Ann twisted her mouth enough to acknowledge the barbed stroke, said, “Something for something.”

“What have you got?” he asked me.

“I wouldn’t insult you with money. . . .” I let my voice trail away, in case he wanted to disabuse me of that notion, but he just sat there, waiting. “I’m out and about. A lot. I hear things. I could run across something that might be valuable to you. If I did, I’d just bring it. No bargaining, no back-and-forth, I’d just turn it over.”

“You must be . . . an unusual man, I’ll grant you that. I’ve never seen Miss Ann here with a man before. Are you and she close?”

“Is that what we can trade for? The rundown?”

“Hah!” he snorted delicately. “That was just idle curiosity, Mr. Hazard. What is your first name?”

“B.B.,” I said.

“As in King?”

“No relation.”

“Maybe it stands for Big Boy,” a blonde on his left said, giggling.

Kruger turned slightly in her direction. He didn’t say anything. The other girls got up.

“I . . .” the blonde girl appealed.

Dead silence.

She slid out of the booth and walked away.

Kruger leaned forward slightly. “It’s always difficult to determine what something is worth to someone else. A man like you, if a fly landed on the table, you’d probably ignore it. But if someone paid you, you’d slap your hand on that same table and crush it. The fly isn’t worth anything, do you follow me? But your time is.”

“Sure.”

“My time is valuable as well. And right now I’m afraid I can’t spare any of it. I’ve been quite preoccupied with this problem I’ve been having.”

“Yeah?”

“I am unsure as to the . . . dimensions of this problem, to be frank. But one aspect of it stands out rather clearly. He calls himself Blaze,” Kruger said, shifting his glance to Ann.

She nodded at Kruger. Dropped her hand to the inside of my thigh, squeezed hard enough to get my attention, said, “Some other time, then,” and twitched her hip against me to tell me to get up.

I held out my hand. Kruger made a “Why not?” face and shook it.

Flacco and Gordo dropped us off on a quiet block in the Northwest. The Cigarette purred off into the night. We got into Ann’s Subaru.

“I’ve got to go change,” she said. “I’ll tell you all about it there.”

She hung the burnt-orange sheath carefully on a padded hanger, put the black wig on a Styrofoam head, and sat across from me. She crossed her legs as casually as if she’d been fully dressed.

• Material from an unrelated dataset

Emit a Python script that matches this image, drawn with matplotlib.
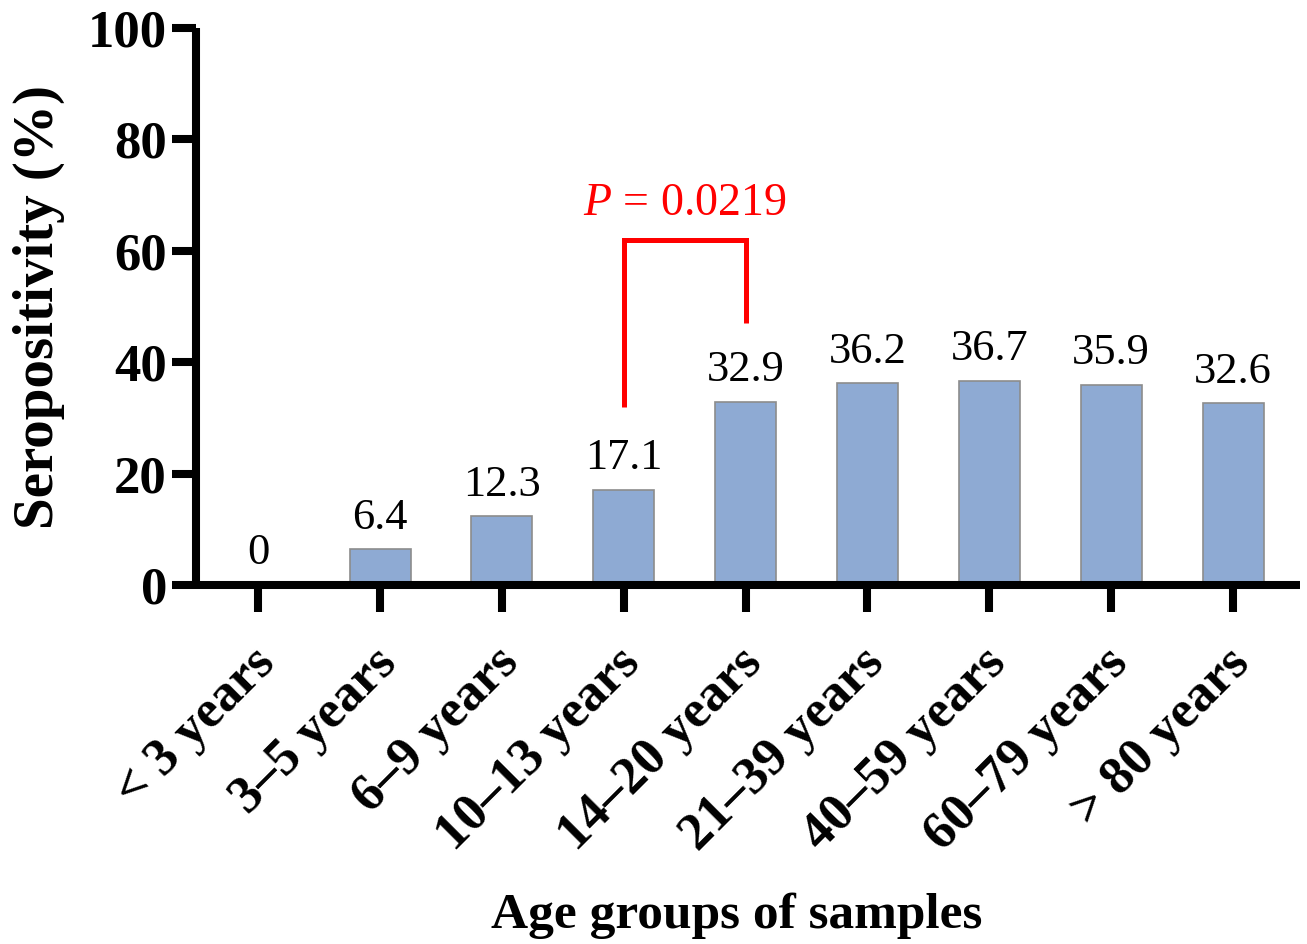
import matplotlib
matplotlib.use("Agg")
import matplotlib.pyplot as plt
from matplotlib.transforms import ScaledTranslation

categories = ["< 3 years", "3\u20135 years", "6\u20139 years", "10\u201313 years", "14\u201320 years",
              "21\u201339 years", "40\u201359 years", "60\u201379 years", "> 80 years"]
values = [0, 6.4, 12.3, 17.1, 32.9, 36.2, 36.7, 35.9, 32.6]
value_labels = ["0", "6.4", "12.3", "17.1", "32.9", "36.2", "36.7", "35.9", "32.6"]
yticks = [0, 20, 40, 60, 80, 100]

# significance bracket between groups 3 and 4
bracket_x = [3, 3, 4, 4]
bracket_y = [32, 62, 62, 47]
p_text_y = 66.4

plt.rcParams['font.family'] = ['Liberation Serif', 'DejaVu Serif']
plt.rcParams['mathtext.fontset'] = 'custom'
plt.rcParams['mathtext.rm'] = 'Liberation Serif'
plt.rcParams['mathtext.it'] = 'Liberation Serif:italic'

fig = plt.figure(figsize=(13.07, 9.44), dpi=100)
ax = fig.add_axes([0.150, 0.3803, 0.8447, 0.5900])

x = list(range(len(categories)))
ax.bar(x, values, width=0.5, color="#8eaad3", edgecolor="#8c8c8c", linewidth=1.2, zorder=2)

for xi, v, lab in zip(x, values, value_labels):
    ax.annotate(lab, (xi, v), xytext=(0, 15), textcoords="offset points",
                ha="center", va="baseline", fontsize=32)

ax.plot(bracket_x, bracket_y, color="#ff0000", linewidth=3.6, solid_capstyle="butt",
        solid_joinstyle="miter", clip_on=False, zorder=3)
ax.text(3.5, p_text_y, r"$\it{P}$ = 0.0219", color="#ff0000", fontsize=33,
        ha="center", va="baseline")

ax.set_xlim(-0.51, 8.55)
ax.set_ylim(0, 100)
ax.set_yticks(yticks)
ax.set_yticklabels([str(t) for t in yticks], fontsize=38, fontweight="bold")
ax.set_xticks(x)
ax.set_xticklabels(categories, fontsize=38, fontweight="bold", rotation=45,
                   ha="right", va="top", rotation_mode="anchor")

for s in ["top", "right"]:
    ax.spines[s].set_visible(False)
for s in ["left", "bottom"]:
    ax.spines[s].set_linewidth(5.8)
    ax.spines[s].set_capstyle("butt")

ax.tick_params(axis="y", length=17, width=5.8, pad=4)
ax.tick_params(axis="x", length=19.5, width=5.8, pad=19)

shift = ScaledTranslation(-8 / 100, 0, fig.dpi_scale_trans)
for lbl in ax.get_xticklabels():
    lbl.set_transform(lbl.get_transform() + shift)

ax.set_ylabel("Seropositivity (%)", fontsize=41, fontweight="bold")
ax.yaxis.set_label_coords(-0.119, 0.5)
ax.set_xlabel("Age groups of samples", fontsize=37, fontweight="bold")
ax.xaxis.set_label_coords(0.49, -0.553)

fig.savefig("out.png", dpi=100)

“You can smoke, if you want,” she said.

I made a “Thank you” expression, fired one up, and put it in a heavy crystal ashtray.

The smoke rose between us.

“You’re not an impatient man,” she finally said.

“It never changes anything.”

“Yes, it does!” she whispered harshly. “Me, I’m impatient. Tired of waiting for the government to do the right thing. You know my name. Do you know what it means?”

“Yeah, I know what ‘anodyne’ means,” I said. “I just look stupid.”

“I didn’t mean to offend you.”

“I don’t think you could. We’re just talking about a different kind of patience. You ever been on a flight where the take-off’s been delayed? You know, you sit out on the tarmac for an hour or two, you know damn well you’re going to miss your connection, and the pilot comes on the PA system in that fake down-home accent they all use and says, ‘Thank you for your patience.’